EXERCISE TASK -
Pull out each line of the records holding the string "this".

— START DATA EXTRACT —

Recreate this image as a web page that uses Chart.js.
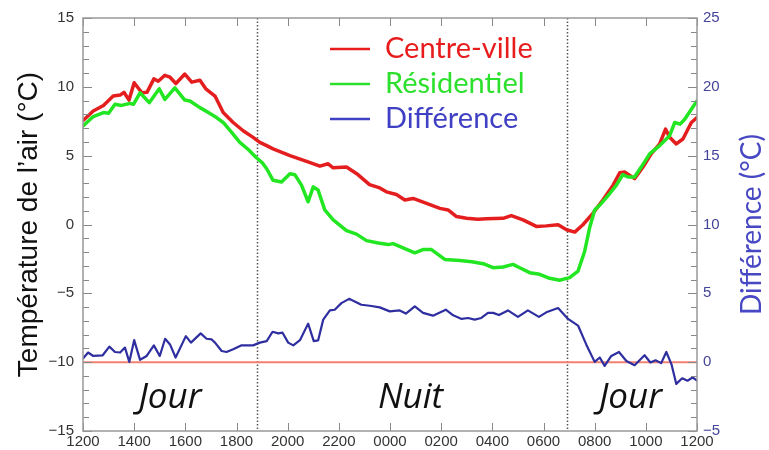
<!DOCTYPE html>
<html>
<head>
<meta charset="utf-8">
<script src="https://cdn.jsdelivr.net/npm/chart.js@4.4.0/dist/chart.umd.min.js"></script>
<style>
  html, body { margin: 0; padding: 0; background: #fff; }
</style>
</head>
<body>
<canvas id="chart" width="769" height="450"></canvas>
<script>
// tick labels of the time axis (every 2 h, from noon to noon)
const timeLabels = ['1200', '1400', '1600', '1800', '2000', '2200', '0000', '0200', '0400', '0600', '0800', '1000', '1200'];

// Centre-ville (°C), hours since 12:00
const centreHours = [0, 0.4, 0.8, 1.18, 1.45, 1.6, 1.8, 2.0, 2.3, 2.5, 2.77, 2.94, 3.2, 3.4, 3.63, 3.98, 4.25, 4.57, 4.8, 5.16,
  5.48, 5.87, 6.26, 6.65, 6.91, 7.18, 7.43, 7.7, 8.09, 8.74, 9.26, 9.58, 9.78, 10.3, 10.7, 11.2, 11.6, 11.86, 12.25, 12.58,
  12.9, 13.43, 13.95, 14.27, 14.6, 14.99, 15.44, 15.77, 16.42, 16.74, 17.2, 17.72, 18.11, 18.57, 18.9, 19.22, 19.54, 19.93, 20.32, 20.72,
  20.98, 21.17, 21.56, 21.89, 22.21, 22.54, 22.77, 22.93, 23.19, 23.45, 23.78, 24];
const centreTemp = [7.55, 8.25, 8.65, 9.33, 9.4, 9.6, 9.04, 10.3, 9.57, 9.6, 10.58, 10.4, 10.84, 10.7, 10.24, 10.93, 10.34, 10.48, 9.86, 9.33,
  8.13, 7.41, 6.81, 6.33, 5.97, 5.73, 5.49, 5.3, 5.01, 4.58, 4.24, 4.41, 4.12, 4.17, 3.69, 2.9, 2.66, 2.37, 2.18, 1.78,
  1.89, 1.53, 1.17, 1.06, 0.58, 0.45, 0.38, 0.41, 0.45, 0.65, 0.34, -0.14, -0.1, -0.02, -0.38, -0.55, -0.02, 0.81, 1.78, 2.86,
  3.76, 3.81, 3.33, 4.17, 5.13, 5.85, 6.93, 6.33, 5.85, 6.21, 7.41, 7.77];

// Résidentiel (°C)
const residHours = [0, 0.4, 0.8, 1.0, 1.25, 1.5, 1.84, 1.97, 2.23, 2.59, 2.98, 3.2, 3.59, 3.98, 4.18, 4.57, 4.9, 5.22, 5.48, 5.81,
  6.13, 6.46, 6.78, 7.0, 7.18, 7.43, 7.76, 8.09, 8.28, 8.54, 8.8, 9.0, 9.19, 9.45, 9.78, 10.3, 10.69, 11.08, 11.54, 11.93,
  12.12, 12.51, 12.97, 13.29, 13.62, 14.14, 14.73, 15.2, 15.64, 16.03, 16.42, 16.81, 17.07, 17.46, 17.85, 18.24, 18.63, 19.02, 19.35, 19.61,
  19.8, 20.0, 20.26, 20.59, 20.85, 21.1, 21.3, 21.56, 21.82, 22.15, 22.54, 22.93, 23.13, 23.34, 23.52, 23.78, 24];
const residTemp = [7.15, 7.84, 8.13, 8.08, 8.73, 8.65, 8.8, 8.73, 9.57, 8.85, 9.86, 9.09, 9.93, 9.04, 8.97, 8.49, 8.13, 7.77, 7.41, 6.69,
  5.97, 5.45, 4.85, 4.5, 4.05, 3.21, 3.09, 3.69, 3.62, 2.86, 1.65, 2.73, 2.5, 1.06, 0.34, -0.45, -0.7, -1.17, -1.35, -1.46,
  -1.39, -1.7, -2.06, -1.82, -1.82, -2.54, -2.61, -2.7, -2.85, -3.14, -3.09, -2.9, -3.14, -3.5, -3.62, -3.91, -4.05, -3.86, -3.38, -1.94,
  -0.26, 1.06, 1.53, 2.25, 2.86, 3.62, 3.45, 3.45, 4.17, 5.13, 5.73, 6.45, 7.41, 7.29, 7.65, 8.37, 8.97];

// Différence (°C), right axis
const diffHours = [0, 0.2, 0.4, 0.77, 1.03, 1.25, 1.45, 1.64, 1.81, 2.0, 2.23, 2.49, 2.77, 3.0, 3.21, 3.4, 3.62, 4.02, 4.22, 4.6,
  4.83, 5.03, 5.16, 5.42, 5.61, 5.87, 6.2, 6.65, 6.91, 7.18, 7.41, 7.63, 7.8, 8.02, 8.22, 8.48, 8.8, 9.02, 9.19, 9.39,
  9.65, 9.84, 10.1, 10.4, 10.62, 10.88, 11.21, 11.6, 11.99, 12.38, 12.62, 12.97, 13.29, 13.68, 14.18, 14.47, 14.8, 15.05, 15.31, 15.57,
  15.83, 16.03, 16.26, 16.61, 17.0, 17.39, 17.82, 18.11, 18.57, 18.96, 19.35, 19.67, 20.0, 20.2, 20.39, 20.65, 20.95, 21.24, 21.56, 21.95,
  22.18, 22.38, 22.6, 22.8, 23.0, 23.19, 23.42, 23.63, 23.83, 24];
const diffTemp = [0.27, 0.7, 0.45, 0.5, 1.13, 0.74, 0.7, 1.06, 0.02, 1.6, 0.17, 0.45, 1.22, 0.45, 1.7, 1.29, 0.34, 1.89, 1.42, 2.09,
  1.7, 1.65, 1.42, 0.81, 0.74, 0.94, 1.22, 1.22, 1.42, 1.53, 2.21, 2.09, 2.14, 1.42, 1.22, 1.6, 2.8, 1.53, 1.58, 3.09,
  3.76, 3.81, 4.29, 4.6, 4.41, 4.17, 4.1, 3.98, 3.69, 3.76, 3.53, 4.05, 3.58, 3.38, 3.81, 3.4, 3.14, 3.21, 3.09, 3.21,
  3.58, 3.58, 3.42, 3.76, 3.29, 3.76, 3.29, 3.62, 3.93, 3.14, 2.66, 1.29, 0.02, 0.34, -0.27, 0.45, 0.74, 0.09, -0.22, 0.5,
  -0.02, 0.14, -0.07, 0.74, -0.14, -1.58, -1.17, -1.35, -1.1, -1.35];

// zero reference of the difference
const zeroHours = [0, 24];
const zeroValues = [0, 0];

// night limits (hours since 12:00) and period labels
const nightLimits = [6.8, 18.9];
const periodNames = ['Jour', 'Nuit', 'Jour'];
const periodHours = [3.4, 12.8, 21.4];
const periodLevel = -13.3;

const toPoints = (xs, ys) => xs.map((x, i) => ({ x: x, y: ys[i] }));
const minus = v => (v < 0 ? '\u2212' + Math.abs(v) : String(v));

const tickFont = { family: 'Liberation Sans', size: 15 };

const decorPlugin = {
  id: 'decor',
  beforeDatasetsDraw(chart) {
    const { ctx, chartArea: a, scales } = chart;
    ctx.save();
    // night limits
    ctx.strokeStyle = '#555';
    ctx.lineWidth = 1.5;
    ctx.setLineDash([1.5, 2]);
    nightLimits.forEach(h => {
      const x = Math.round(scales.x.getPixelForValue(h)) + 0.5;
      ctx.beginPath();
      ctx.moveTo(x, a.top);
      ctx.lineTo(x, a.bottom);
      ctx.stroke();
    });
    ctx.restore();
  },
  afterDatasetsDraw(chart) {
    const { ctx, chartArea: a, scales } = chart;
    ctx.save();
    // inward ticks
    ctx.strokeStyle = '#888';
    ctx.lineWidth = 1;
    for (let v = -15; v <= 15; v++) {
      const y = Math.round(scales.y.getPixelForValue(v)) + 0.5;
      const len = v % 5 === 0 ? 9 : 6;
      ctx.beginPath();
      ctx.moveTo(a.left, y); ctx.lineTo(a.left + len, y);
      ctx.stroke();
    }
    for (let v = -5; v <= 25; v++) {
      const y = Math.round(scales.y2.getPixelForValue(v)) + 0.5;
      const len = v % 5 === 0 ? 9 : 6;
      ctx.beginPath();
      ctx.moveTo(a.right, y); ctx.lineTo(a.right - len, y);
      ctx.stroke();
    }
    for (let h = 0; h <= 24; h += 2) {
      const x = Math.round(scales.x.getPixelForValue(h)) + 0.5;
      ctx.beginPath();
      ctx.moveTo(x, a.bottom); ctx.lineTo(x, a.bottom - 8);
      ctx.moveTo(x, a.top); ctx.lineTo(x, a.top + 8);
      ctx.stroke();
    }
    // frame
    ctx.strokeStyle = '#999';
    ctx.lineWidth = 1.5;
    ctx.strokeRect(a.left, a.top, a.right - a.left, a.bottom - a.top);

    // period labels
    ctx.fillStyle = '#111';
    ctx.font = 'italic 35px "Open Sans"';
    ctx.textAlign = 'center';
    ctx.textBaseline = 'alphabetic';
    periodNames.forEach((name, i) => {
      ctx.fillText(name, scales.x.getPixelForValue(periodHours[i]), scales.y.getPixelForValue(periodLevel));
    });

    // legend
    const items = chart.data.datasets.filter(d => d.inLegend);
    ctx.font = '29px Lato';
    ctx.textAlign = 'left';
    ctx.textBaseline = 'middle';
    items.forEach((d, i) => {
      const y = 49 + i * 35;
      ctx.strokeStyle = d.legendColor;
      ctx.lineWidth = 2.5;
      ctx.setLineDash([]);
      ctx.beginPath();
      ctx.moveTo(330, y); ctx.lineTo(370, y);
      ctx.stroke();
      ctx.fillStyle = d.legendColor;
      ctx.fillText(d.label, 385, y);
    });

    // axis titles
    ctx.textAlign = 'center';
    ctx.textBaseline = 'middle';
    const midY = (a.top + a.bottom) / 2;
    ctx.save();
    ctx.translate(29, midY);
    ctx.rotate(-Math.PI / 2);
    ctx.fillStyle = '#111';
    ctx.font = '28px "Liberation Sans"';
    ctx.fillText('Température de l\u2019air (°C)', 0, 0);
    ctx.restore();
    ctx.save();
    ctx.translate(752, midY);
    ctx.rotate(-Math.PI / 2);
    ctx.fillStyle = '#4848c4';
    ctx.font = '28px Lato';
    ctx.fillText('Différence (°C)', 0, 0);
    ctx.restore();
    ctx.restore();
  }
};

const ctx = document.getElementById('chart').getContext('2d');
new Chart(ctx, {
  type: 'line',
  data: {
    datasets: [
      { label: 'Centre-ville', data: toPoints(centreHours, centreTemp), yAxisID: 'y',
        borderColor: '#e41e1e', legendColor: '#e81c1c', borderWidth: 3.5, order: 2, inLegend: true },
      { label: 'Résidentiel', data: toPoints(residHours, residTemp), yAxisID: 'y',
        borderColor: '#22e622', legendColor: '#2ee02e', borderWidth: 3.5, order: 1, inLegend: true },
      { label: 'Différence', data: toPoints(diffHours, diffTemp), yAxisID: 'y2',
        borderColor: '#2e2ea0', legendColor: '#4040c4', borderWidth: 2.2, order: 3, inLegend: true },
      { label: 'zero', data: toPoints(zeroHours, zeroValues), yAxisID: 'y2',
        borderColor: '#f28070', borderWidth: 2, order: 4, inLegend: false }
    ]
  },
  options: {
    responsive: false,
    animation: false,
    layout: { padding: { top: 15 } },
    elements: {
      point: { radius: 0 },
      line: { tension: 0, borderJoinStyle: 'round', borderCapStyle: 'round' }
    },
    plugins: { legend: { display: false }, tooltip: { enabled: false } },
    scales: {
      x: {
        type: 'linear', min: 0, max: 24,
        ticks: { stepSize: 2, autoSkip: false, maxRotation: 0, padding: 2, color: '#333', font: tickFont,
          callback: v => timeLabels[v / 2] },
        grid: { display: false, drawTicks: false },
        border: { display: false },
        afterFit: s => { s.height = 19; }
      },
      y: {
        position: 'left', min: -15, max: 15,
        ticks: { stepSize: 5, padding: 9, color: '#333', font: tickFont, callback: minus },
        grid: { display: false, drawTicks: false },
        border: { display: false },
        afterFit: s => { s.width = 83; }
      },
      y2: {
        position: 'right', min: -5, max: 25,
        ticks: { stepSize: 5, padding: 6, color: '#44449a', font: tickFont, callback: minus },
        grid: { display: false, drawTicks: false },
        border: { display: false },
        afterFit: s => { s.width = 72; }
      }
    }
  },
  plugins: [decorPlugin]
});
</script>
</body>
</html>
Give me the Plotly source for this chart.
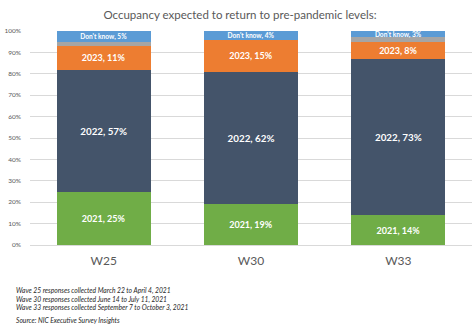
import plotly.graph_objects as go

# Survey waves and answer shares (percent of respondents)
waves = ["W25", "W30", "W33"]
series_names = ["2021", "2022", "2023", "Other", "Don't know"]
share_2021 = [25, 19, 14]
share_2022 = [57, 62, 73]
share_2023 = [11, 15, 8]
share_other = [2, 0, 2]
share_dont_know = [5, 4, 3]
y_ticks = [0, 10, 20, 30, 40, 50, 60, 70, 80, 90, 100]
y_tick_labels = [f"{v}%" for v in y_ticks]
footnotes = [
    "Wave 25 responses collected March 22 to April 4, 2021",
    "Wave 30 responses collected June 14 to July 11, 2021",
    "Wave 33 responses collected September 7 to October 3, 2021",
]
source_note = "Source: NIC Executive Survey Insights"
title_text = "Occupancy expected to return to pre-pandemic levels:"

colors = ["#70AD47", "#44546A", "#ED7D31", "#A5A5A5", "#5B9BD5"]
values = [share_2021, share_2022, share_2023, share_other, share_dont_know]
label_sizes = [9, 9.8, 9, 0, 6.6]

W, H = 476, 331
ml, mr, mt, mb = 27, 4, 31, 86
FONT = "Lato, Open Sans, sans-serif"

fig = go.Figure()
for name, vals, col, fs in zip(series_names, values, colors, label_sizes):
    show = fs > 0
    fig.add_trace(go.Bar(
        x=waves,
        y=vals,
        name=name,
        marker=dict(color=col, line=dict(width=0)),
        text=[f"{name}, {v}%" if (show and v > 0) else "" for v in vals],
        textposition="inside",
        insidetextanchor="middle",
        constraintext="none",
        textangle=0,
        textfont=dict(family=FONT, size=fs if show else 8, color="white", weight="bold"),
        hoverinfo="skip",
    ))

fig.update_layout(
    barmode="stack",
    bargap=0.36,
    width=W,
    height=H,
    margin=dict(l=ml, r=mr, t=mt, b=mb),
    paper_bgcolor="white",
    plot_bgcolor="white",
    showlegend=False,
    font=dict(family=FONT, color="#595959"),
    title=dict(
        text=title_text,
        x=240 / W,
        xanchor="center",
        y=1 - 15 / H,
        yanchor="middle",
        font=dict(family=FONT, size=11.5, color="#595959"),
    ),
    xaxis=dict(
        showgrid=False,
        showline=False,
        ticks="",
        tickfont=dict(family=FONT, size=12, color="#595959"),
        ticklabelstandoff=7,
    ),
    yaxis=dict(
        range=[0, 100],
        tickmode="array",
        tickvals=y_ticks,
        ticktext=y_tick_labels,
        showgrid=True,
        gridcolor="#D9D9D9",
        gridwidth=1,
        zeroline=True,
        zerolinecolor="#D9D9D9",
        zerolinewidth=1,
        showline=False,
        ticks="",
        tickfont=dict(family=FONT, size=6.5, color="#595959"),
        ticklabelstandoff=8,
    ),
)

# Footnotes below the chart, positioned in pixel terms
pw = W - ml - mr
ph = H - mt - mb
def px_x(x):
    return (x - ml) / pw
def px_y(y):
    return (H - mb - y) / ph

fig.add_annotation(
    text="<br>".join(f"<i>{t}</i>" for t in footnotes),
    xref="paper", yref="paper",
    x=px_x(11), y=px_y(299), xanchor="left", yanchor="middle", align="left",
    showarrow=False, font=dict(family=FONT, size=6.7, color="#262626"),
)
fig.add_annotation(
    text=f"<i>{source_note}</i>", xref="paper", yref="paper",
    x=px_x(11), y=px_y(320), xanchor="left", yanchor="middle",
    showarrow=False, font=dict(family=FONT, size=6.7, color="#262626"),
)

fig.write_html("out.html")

— END DATA EXTRACT —

TASK OUTPUT -
Recreate this image as a web page that uses Chart.js.
Give me the Plotly source for this chart.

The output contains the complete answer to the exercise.